*What you should do:* Repeat exactly the lines running from the first line of the data to the line containing "33, 19, 11]", both ends included, and nothing else; drop the pictures.

*Stored data:*
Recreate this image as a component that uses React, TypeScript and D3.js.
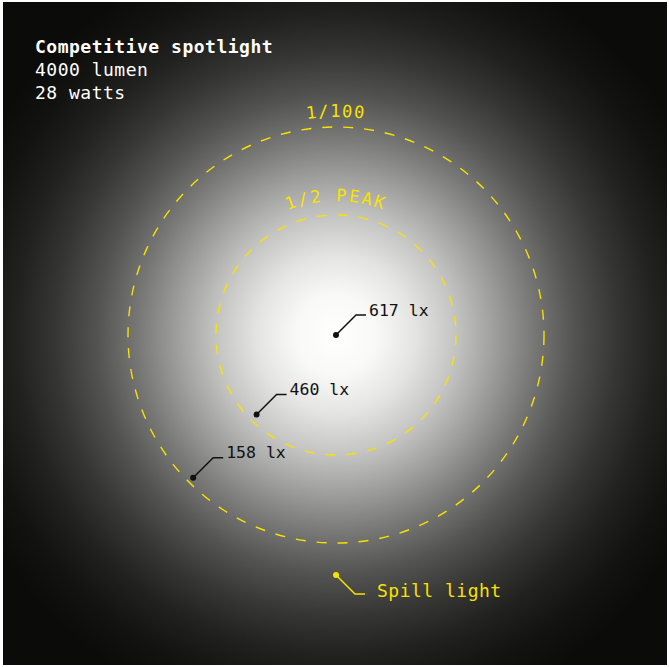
import React, { useEffect, useRef } from 'react'
import * as d3 from 'd3'

// rings drawn around the beam centre (distance relative to the 1/100 ring)
const ringLabels = ['1/2 PEAK', '1/100']
const ringDist = [0.577, 1.0]

// illuminance readings
const readingLabels = ['617 lx', '460 lx', '158 lx']
const readingDist = [0, 0.54, 0.971]

const spillLabel = 'Spill light'
const spillDist = 1.154

const titleLines = ['Competitive spotlight', '4000 lumen', '28 watts']

// brightness: distance (relative) -> grey level
const glowDist = [0, 0.19, 0.38, 0.58, 0.77, 0.96, 1.15, 1.35, 1.54, 1.73, 1.92]
const glowGrey = [255, 249, 228, 195, 157, 118, 83, 54, 33, 19, 11]

export default function App() {
  const svgRef = useRef(null)

  const width = 669
  const height = 667
  const cx = 336
  const cy = 335
  const yellow = '#f8e200'
  const mono = '"DejaVu Sans Mono", monospace'

  useEffect(() => {
    const svg = d3.select(svgRef.current)
    svg.selectAll('*').remove()

    const r = d3.scaleLinear().domain([0, 1]).range([0, 208])
    const maxR = r(glowDist[glowDist.length - 1])

    const defs = svg.append('defs')
    const grad = defs.append('radialGradient')
      .attr('id', 'glow')
      .attr('gradientUnits', 'userSpaceOnUse')
      .attr('cx', cx).attr('cy', cy).attr('r', maxR)
    grad.selectAll('stop')
      .data(glowDist)
      .join('stop')
      .attr('offset', d => r(d) / maxR)
      .attr('stop-color', (d, i) => {
        const g = glowGrey[i]
        return d3.rgb(g, g, Math.max(0, g - 2)).toString()
      })

    svg.append('rect')
      .attr('x', 3).attr('y', 2)
      .attr('width', 664).attr('height', 663)
      .attr('fill', 'url(#glow)')

    // dashed rings
    svg.append('g')
      .selectAll('circle')
      .data(ringDist)
      .join('circle')
      .attr('cx', cx).attr('cy', cy)
      .attr('r', d => r(d))
      .attr('fill', 'none')
      .attr('stroke', yellow)
      .attr('stroke-width', 1.4)
      .attr('stroke-dasharray', '10,11')

    // curved ring labels
    const labelR = [r(ringDist[0]) + 14, r(ringDist[1]) + 10]
    ringLabels.forEach((lab, i) => {
      const R = labelR[i]
      defs.append('path')
        .attr('id', 'arc' + i)
        .attr('d', `M${cx - R},${cy} A${R},${R} 0 0 1 ${cx + R},${cy}`)
      svg.append('text')
        .attr('font-family', mono)
        .attr('font-size', 17)
        .attr('letter-spacing', i === 0 ? 2.2 : 1.5)
        .attr('fill', yellow)
        .append('textPath')
        .attr('href', '#arc' + i)
        .attr('startOffset', '50%')
        .attr('text-anchor', 'middle')
        .text(lab)
    })

    // readings with leader lines (pointing up-right)
    const ang = (3 * Math.PI) / 4
    const pts = readingDist.map((d, i) => ({
      x: cx + Math.cos(ang) * r(d),
      y: cy + Math.sin(ang) * r(d),
      label: readingLabels[i],
    }))
    const g = svg.append('g')
    g.selectAll('path')
      .data(pts)
      .join('path')
      .attr('d', d => `M${d.x},${d.y} L${d.x + 20},${d.y - 20} H${d.x + 30}`)
      .attr('fill', 'none')
      .attr('stroke', '#111')
      .attr('stroke-width', 1.5)
    g.selectAll('circle')
      .data(pts)
      .join('circle')
      .attr('cx', d => d.x).attr('cy', d => d.y)
      .attr('r', 3)
      .attr('fill', '#111')
    g.selectAll('text')
      .data(pts)
      .join('text')
      .attr('x', d => d.x + 33)
      .attr('y', d => d.y - 19.5)
      .attr('font-family', mono)
      .attr('font-size', 16.5)
      .attr('fill', '#111')
      .text(d => d.label)

    // spill light callout (pointing down-right)
    const sx = cx
    const sy = cy + r(spillDist)
    svg.append('path')
      .attr('d', `M${sx},${sy} L${sx + 19},${sy + 19} H${sx + 29}`)
      .attr('fill', 'none')
      .attr('stroke', yellow)
      .attr('stroke-width', 1.5)
    svg.append('circle')
      .attr('cx', sx).attr('cy', sy)
      .attr('r', 3)
      .attr('fill', yellow)
    svg.append('text')
      .attr('x', sx + 41)
      .attr('y', sy + 22)
      .attr('font-family', mono)
      .attr('font-size', 18)
      .attr('letter-spacing', 0.5)
      .attr('fill', yellow)
      .text(spillLabel)

    // title block
    svg.append('g')
      .selectAll('text')
      .data(titleLines)
      .join('text')
      .attr('x', 35)
      .attr('y', (d, i) => 53 + i * 23)
      .attr('font-family', mono)
      .attr('font-size', 18)
      .attr('letter-spacing', 0.5)
      .attr('font-weight', (d, i) => (i === 0 ? 'bold' : 'normal'))
      .attr('fill', '#fff')
      .text(d => d)
  })

  return (
    <svg
      ref={svgRef}
      width={width}
      height={height}
      style={{ position: 'absolute', left: 0, top: 0, background: '#fff' }}
    />
  )
}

*Task output:*
Recreate this image as a component that uses React, TypeScript and D3.js.
import React, { useEffect, useRef } from 'react'
import * as d3 from 'd3'

// rings drawn around the beam centre (distance relative to the 1/100 ring)
const ringLabels = ['1/2 PEAK', '1/100']
const ringDist = [0.577, 1.0]

// illuminance readings
const readingLabels = ['617 lx', '460 lx', '158 lx']
const readingDist = [0, 0.54, 0.971]

const spillLabel = 'Spill light'
const spillDist = 1.154

const titleLines = ['Competitive spotlight', '4000 lumen', '28 watts']

// brightness: distance (relative) -> grey level
const glowDist = [0, 0.19, 0.38, 0.58, 0.77, 0.96, 1.15, 1.35, 1.54, 1.73, 1.92]
const glowGrey = [255, 249, 228, 195, 157, 118, 83, 54, 33, 19, 11]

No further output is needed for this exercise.